▶ _Stated task_: Exactly the lines from the line holding "What Apache ECharts" to the line holding "var members = [5010, 5180, null, null, null];", both lines included, are to be echoed; pictures are not.

____________

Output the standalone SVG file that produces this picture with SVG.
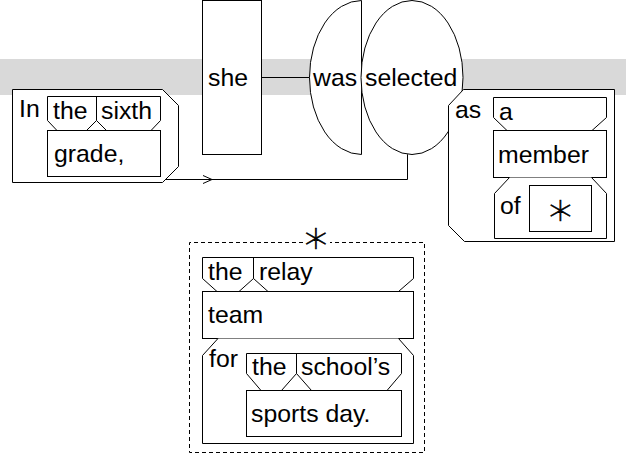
<svg xmlns="http://www.w3.org/2000/svg" width="626" height="453" viewBox="0 0 626 453">
<style>
.b{fill:#fff;stroke:#000;stroke-width:1}
.o{fill:none;stroke:#000;stroke-width:1}
.d{fill:none;stroke:#000;stroke-width:1;stroke-dasharray:4 3}
text{font-family:"Liberation Sans",Arial,sans-serif;font-size:24.8px;fill:#000}
.s{font-family:"DejaVu Sans",sans-serif;font-size:46px;font-weight:200;text-anchor:middle;stroke:#000;stroke-width:0.6}
</style>
<rect x="0" y="59" width="626" height="36" fill="#d9d9d9"/>
<g id="connectors">
<path class="o" d="M261.5,77.5 H309.5"/>
<path class="o" d="M407.5,154 V179.5 H164"/>
<path class="o" d="M203,175.5 L212,179.5 L203,183.5"/>
</g>
<g id="she">
<rect class="b" x="202.5" y="0.5" width="59" height="154"/>
<text x="208" y="86">she</text>
</g>
<g id="was">
<path class="b" d="M361.5,0.5 A52,77 0 0 0 361.5,154.5 Z"/>
<text x="313" y="86">was</text>
</g>
<g id="selected">
<ellipse class="b" cx="412" cy="77.5" rx="51" ry="77"/>
<text x="365" y="86">selected</text>
</g>
<g id="in-phrase">
<path class="b" d="M12.5,89.5 H162.5 L178.5,105.5 V166.5 L162.5,182.5 H12.5 Z"/>
<text x="19" y="117">In</text>
<path class="b" d="M57,130.5 L47.5,120.5 V96.5 H160.5 V120.5 L151,130.5 M96.5,96.5 V120.5 M86.5,130.5 L96.5,120.5 L106.5,130.5"/>
<text x="53" y="119">the</text>
<text x="101" y="119">sixth</text>
<rect class="b" x="47.5" y="130.5" width="113" height="46"/>
<text x="54" y="162">grade,</text>
</g>
<g id="as-phrase">
<path class="b" d="M463.5,89.5 H614.5 V241.5 H464.5 L448.5,225.5 V105.5 Z"/>
<text x="455" y="118">as</text>
<path class="b" d="M507,130.5 L493.5,117.5 V97.5 H606.5 V117.5 L592,130.5"/>
<text x="499" y="120">a</text>
<rect class="b" x="493.5" y="130.5" width="113" height="47"/>
<text x="498" y="163">member</text>
<path class="b" d="M509.5,177.5 L494.5,193.5 V238.5 H606.5 V193.5 L591.5,177.5"/>
<text x="500" y="214">of</text>
<rect class="b" x="529.5" y="185.5" width="62" height="46"/>
<text class="s" x="560.5" y="225">∗</text>
</g>
<g id="star-clause">
<path class="d" d="M303,242.5 H189.5 V452.5 H424.5 V242.5 H330"/>
<text class="s" x="316" y="253">∗</text>
<path class="b" d="M217,291.5 L202.5,278.5 V257.5 H413.5 V278.5 L398.5,291.5 M253.5,257.5 V278.5 M239,291.5 L253.5,278.5 L268,291.5"/>
<text x="208" y="280">the</text>
<text x="259" y="280">relay</text>
<rect class="b" x="202.5" y="291.5" width="211" height="47"/>
<text x="208" y="323">team</text>
<path class="b" d="M218,338.5 L202.5,355.5 V443.5 H413.5 V355.5 L398.5,338.5"/>
<text x="209" y="367">for</text>
<path class="b" d="M261,390.5 L246.5,373.5 V353.5 H401.5 V373.5 L387,390.5 M296.5,353.5 V373.5 M281.5,390.5 L296.5,373.5 L311.5,390.5"/>
<text x="252" y="375">the</text>
<text x="301" y="375">school’s</text>
<rect class="b" x="246.5" y="390.5" width="155" height="46"/>
<text x="251" y="422">sports day.</text>
</g>
</svg>
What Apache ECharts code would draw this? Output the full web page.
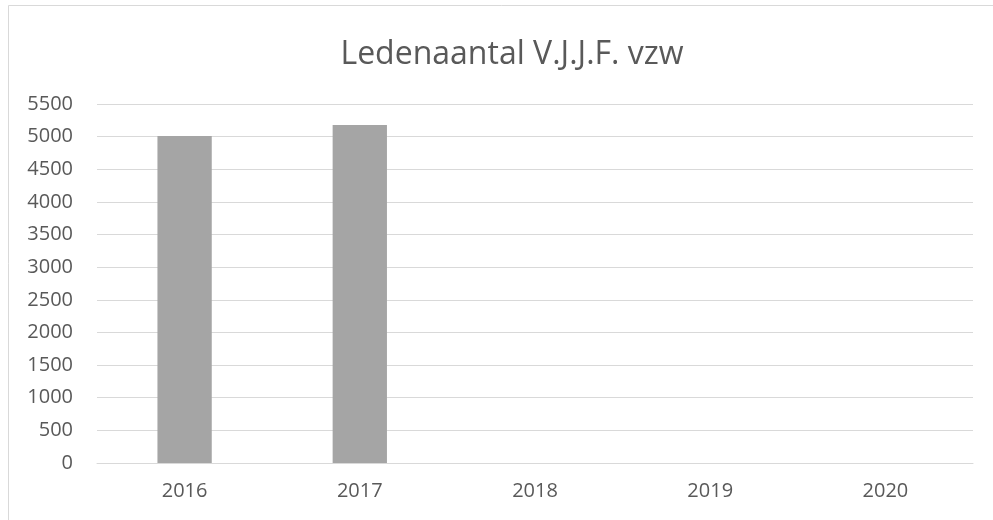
<!DOCTYPE html>
<html>
<head>
<meta charset="utf-8">
<script src="https://cdn.jsdelivr.net/npm/echarts@6/dist/echarts.min.js"></script>
<style>
html, body { margin: 0; padding: 0; background: #fff; }
#chart { width: 993px; height: 520px; }
</style>
</head>
<body>
<div id="chart"></div>
<script>
var years = ['2016', '2017', '2018', '2019', '2020'];
var members = [5010, 5180, null, null, null];

var myChart = echarts.init(document.getElementById('chart'));
var option = {
  animation: false,
  backgroundColor: '#fff',
  textStyle: { fontFamily: 'Open Sans' },
  title: {
    text: 'Ledenaantal V.J.J.F. vzw',
    left: 507,
    textAlign: 'center',
    top: 34,
    textStyle: { color: '#595959', fontSize: 32, fontWeight: 'normal', fontFamily: 'Open Sans' }
  },
  graphic: [{
    type: 'rect',
    shape: { x: 8.5, y: 5.5, width: 1100, height: 700 },
    style: { fill: 'none', stroke: '#d9d9d9', lineWidth: 1 },
    silent: true
  }],
  grid: { left: 97, right: 20, top: 104, bottom: 57 },
  xAxis: {
    type: 'category',
    data: years,
    axisLine: { lineStyle: { color: '#d9d9d9', width: 1 } },
    axisTick: { show: false },
    axisLabel: { color: '#595959', fontSize: 20, margin: 18 }
  },
  yAxis: {
    type: 'value',
    min: 0,
    max: 5500,
    interval: 500,
    axisLine: { show: false },
    axisTick: { show: false },
    splitLine: { lineStyle: { color: '#d9d9d9', width: 1 } },
    axisLabel: {
      color: '#595959',
      fontSize: 20,
      margin: 24,
      formatter: function (v) { return String(v); }
    }
  },
  series: [{
    type: 'bar',
    data: members,
    barWidth: '31%',
    itemStyle: { color: '#a5a5a5' }
  }]
};
myChart.setOption(option);
</script>
</body>
</html>
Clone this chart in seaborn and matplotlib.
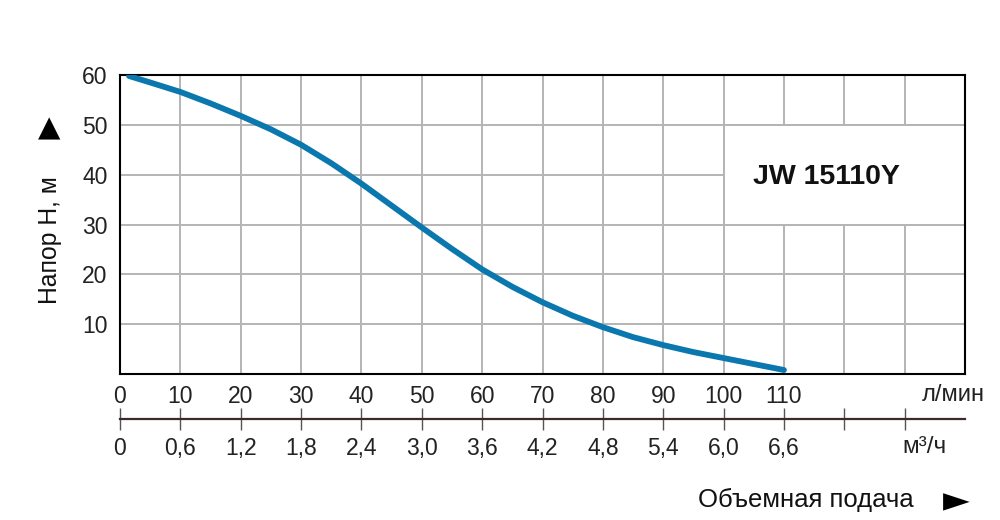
"""Pump curve JW 15110Y: head vs flow rate."""

import pandas as pd
import matplotlib
matplotlib.use("Agg")
import matplotlib.pyplot as plt
import seaborn as sns
from matplotlib.patches import Rectangle

# values
flow_lpm = [1.5, 5, 10, 15, 20, 25, 30, 35, 40, 45, 50, 55, 60,
            65, 70, 75, 80, 85, 90, 95, 100, 105, 110]
head_m = [59.8, 58.5, 56.6, 54.3, 51.8, 49.1, 46.0, 42.3, 38.2, 33.8, 29.4, 25.1, 21.0,
          17.5, 14.4, 11.7, 9.4, 7.4, 5.8, 4.4, 3.2, 2.0, 0.8]

x_ticks = list(range(0, 140, 10))
lpm_labels = [str(v) for v in range(0, 120, 10)] + ["", ""]
m3h_labels = ["0", "0,6", "1,2", "1,8", "2,4", "3,0", "3,6", "4,2", "4,8",
              "5,4", "6,0", "6,6", "", ""]
y_ticks = [10, 20, 30, 40, 50, 60]
model = "JW 15110Y"

df = pd.DataFrame({"flow": flow_lpm, "head": head_m})

sns.set_style("white")
plt.rcParams["font.family"] = ["Liberation Sans", "DejaVu Sans"]

fig = plt.figure(figsize=(10, 5.2), dpi=100)
ax = fig.add_axes([0.12, 1 - 374 / 520, 0.845, (374 - 75) / 520])

grid_col = "#b4b4b4"
txt_col = "#222222"
ax.set_xlim(0, 140)
ax.set_ylim(0, 60)
ax.set_xticks(x_ticks)
ax.set_xticklabels(lpm_labels)
ax.set_yticks(y_ticks)
ax.grid(True, color=grid_col, linewidth=1.4)
ax.set_axisbelow(True)
ax.tick_params(axis="both", length=0, labelsize=16.5, colors=txt_col)
ax.tick_params(axis="x", pad=8)
ax.tick_params(axis="y", pad=9)
for sp in ax.spines.values():
    sp.set_color("black")
    sp.set_linewidth(1.5)

# white box for model name
ax.add_patch(Rectangle((100, 30), 40, 20, facecolor="white",
                       edgecolor=grid_col, linewidth=1.4, zorder=1.5))
ax.text(117, 39.6, model, ha="center", va="center", fontsize=20.5,
        fontweight="bold", color="#111111", zorder=3)

sns.lineplot(data=df, x="flow", y="head", ax=ax, color="#0a78ae",
             linewidth=4.2, solid_capstyle="round", zorder=4)
ax.set_xlabel("")
ax.set_ylabel("")

# second flow axis (m3/h)
ax2 = fig.add_axes([0.12, 1 - 419 / 520, 0.845, 0.0001])
ax2.set_xlim(0, 140)
ax2.set_yticks([])
ax2.set_xticks(x_ticks)
ax2.set_xticklabels(m3h_labels)
for name in ["top", "left", "right"]:
    ax2.spines[name].set_visible(False)
ax2.spines["bottom"].set_color("#3a2a2a")
ax2.spines["bottom"].set_linewidth(1.6)
ax2.patch.set_alpha(0)
ax2.tick_params(axis="x", bottom=True, direction="inout", length=16, width=1,
                color="#555555", labelsize=16.5, labelcolor=txt_col, pad=5)

fig.text(0.985, 1 - 395 / 520, "л/мин", ha="right", va="center", fontsize=17, color=txt_col)
fig.text(0.924, 1 - 447 / 520, "м³/ч", ha="center", va="center", fontsize=17.5, color=txt_col)
fig.text(0.8055, 1 - 500 / 520, "Объемная подача", ha="center", va="center",
         fontsize=18.5, color="#111111")
fig.text(0.956, 1 - 501 / 520, "►", ha="center", va="center", fontsize=25,
         color="black", family="DejaVu Sans")
fig.text(0.049, 1 - 128 / 520, "▲", ha="center", va="center", fontsize=21,
         color="black", family="DejaVu Sans")
fig.text(0.050, 1 - 240 / 520, "Напор Н, м", ha="center", va="center",
         rotation=90, fontsize=17.8, color="#111111")

fig.savefig("out.png", dpi=100)
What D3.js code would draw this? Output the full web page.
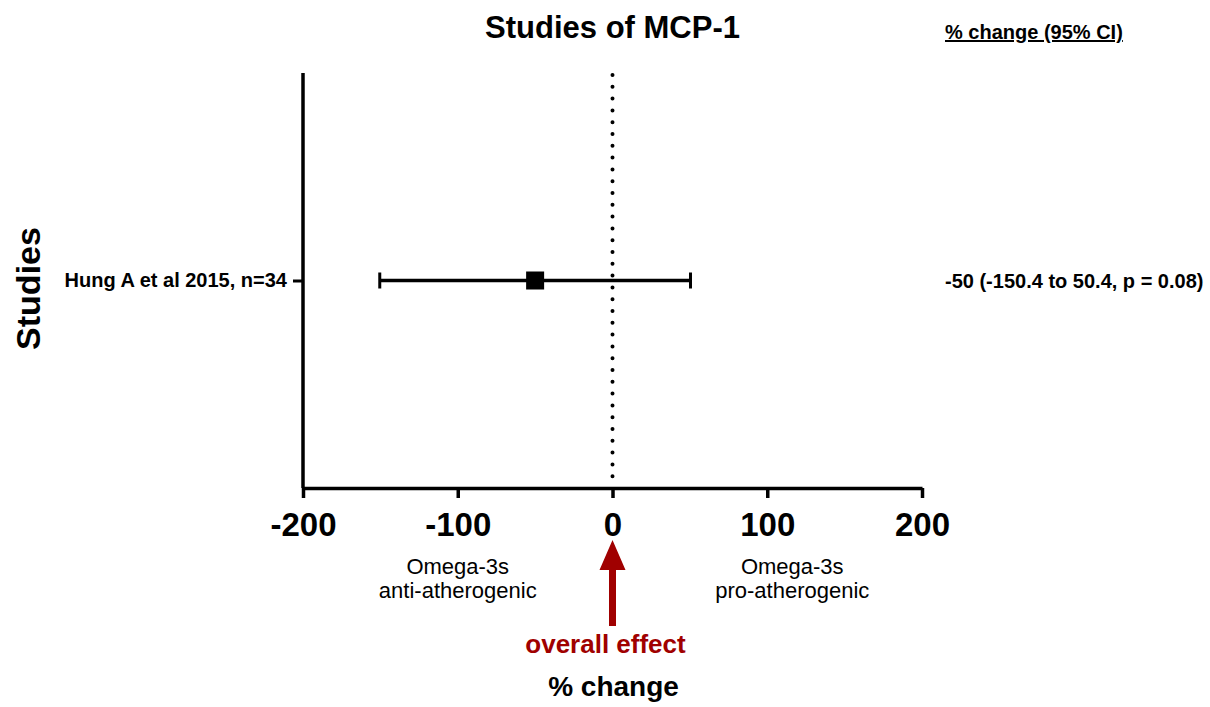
<!DOCTYPE html>
<html>
<head>
<meta charset="utf-8">
<script src="https://cdn.jsdelivr.net/npm/d3@7"></script>
<style>
  body { margin: 0; background: #fff; }
  text { font-family: Arial, "Liberation Sans", sans-serif; }
</style>
</head>
<body>
<svg width="1210" height="707"></svg>
<script>
// data
var studies = ["Hung A et al 2015, n=34"];
var estimates = [-50];
var lowerCI = [-150.4];
var upperCI = [50.4];
var summaries = ["-50 (-150.4 to 50.4, p = 0.08)"];
var xTicks = [-200, -100, 0, 100, 200];

var rows = studies.map(function(s, i) {
    return {study: s, est: estimates[i], lo: lowerCI[i], hi: upperCI[i], label: summaries[i]};
});

var svg = d3.select('svg');
var padding = {t: 73, l: 303, r: 288, b: 219};
var chartWidth = 1210 - padding.l - padding.r;
var chartHeight = 707 - padding.t - padding.b;

var chartG = svg.append('g')
    .attr('transform', 'translate(' + [padding.l, padding.t] + ')');

var xScale = d3.scaleLinear().domain([-200, 200]).range([0, chartWidth]);
var yScale = d3.scalePoint().domain(studies).range([0, chartHeight]).padding(0.5);

// dotted zero line
chartG.append('line')
    .attr('x1', xScale(0)).attr('x2', xScale(0))
    .attr('y1', 2).attr('y2', chartHeight)
    .attr('stroke', '#000').attr('stroke-width', 4)
    .attr('stroke-linecap', 'round')
    .attr('stroke-dasharray', '0,11.8');

// x axis
var xAxisG = chartG.append('g')
    .attr('transform', 'translate(' + [0, chartHeight] + ')')
    .call(d3.axisBottom(xScale).tickValues(xTicks).tickSize(10).tickSizeOuter(0).tickPadding(15)
        .tickFormat(function(d) { return String(d); }));
xAxisG.select('.domain').attr('stroke-width', 3.5);
xAxisG.selectAll('.tick line').attr('stroke-width', 3.5);
xAxisG.selectAll('.tick text')
    .style('font-size', '33px').style('font-weight', 'bold').attr('fill', '#000');

// y axis
var yAxisG = chartG.append('g')
    .call(d3.axisLeft(yScale).tickSize(10).tickSizeOuter(0).tickPadding(6));
yAxisG.select('.domain').attr('stroke-width', 3.5).attr('d', 'M0,0V' + chartHeight);
yAxisG.selectAll('.tick line').attr('stroke-width', 3);
yAxisG.selectAll('.tick text')
    .style('font-size', '20px').style('font-weight', 'bold').attr('fill', '#000');

// error bars
var rowG = chartG.selectAll('.row').data(rows).enter()
    .append('g').attr('class', 'row')
    .attr('transform', function(d) { return 'translate(' + [0, yScale(d.study)] + ')'; });

rowG.append('line')
    .attr('x1', function(d) { return xScale(d.lo); })
    .attr('x2', function(d) { return xScale(d.hi); })
    .attr('stroke', '#000').attr('stroke-width', 3.5);
rowG.selectAll('.cap').data(function(d) { return [d.lo, d.hi]; }).enter()
    .append('line').attr('class', 'cap')
    .attr('x1', function(v) { return xScale(v); })
    .attr('x2', function(v) { return xScale(v); })
    .attr('y1', -8).attr('y2', 8)
    .attr('stroke', '#000').attr('stroke-width', 3);
rowG.append('rect')
    .attr('x', function(d) { return xScale(d.est) - 9; })
    .attr('y', -9).attr('width', 18).attr('height', 18)
    .attr('fill', '#000');

// summary text on the right
svg.selectAll('.summary').data(rows).enter()
    .append('text').attr('class', 'summary')
    .attr('x', 945)
    .attr('y', function(d) { return padding.t + yScale(d.study) + 7; })
    .style('font-size', '20px').style('font-weight', 'bold')
    .text(function(d) { return d.label; });

// titles
svg.append('text')
    .attr('x', xScale(0) + padding.l).attr('y', 38)
    .attr('text-anchor', 'middle')
    .style('font-size', '31px').style('font-weight', 'bold')
    .text('Studies of MCP-1');

svg.append('text')
    .attr('x', 945).attr('y', 39)
    .style('font-size', '20px').style('font-weight', 'bold')
    .style('text-decoration', 'underline')
    .text('% change (95% CI)');

svg.append('text')
    .attr('transform', 'translate(40,' + (padding.t + chartHeight / 2 + 8) + ') rotate(-90)')
    .attr('text-anchor', 'middle')
    .style('font-size', '34px').style('font-weight', 'bold')
    .text('Studies');

svg.append('text')
    .attr('x', xScale(0) + padding.l + 1).attr('y', 696)
    .attr('text-anchor', 'middle')
    .style('font-size', '28px').style('font-weight', 'bold')
    .text('% change');

// direction labels
var dirG = svg.append('g').attr('transform', 'translate(' + [padding.l, 0] + ')');
[[-100, 'anti-atherogenic', 0], [100, 'pro-atherogenic', 25]].forEach(function(p) {
    var cx = xScale(p[0]) + p[2];
    var t = dirG.append('text')
        .attr('text-anchor', 'middle')
        .style('font-size', '22px');
    t.append('tspan').attr('x', cx).attr('y', 574).text('Omega-3s');
    t.append('tspan').attr('x', cx).attr('y', 598).text(p[1]);
});

// overall effect arrow
var ax = xScale(0) + padding.l;
svg.append('path')
    .attr('d', 'M' + ax + ',540 L' + (ax + 13) + ',570 L' + (ax + 3.5) + ',570 L' + (ax + 3.5) + ',626 L' + (ax - 3.5) + ',626 L' + (ax - 3.5) + ',570 L' + (ax - 13) + ',570 Z')
    .attr('fill', '#a00000');
svg.append('text')
    .attr('x', ax - 7).attr('y', 653)
    .attr('text-anchor', 'middle')
    .style('font-size', '26px').style('font-weight', 'bold')
    .attr('fill', '#a00000')
    .text('overall effect');
</script>
</body>
</html>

____________

▶ _Finished answer_:
What Apache ECharts code would draw this? Output the full web page.
<!DOCTYPE html>
<html>
<head>
<meta charset="utf-8">
<script src="https://cdn.jsdelivr.net/npm/echarts@6/dist/echarts.min.js"></script>
<style>
html, body { margin: 0; padding: 0; background: #fff; }
#chart { width: 993px; height: 520px; }
</style>
</head>
<body>
<div id="chart"></div>
<script>
var years = ['2016', '2017', '2018', '2019', '2020'];
var members = [5010, 5180, null, null, null];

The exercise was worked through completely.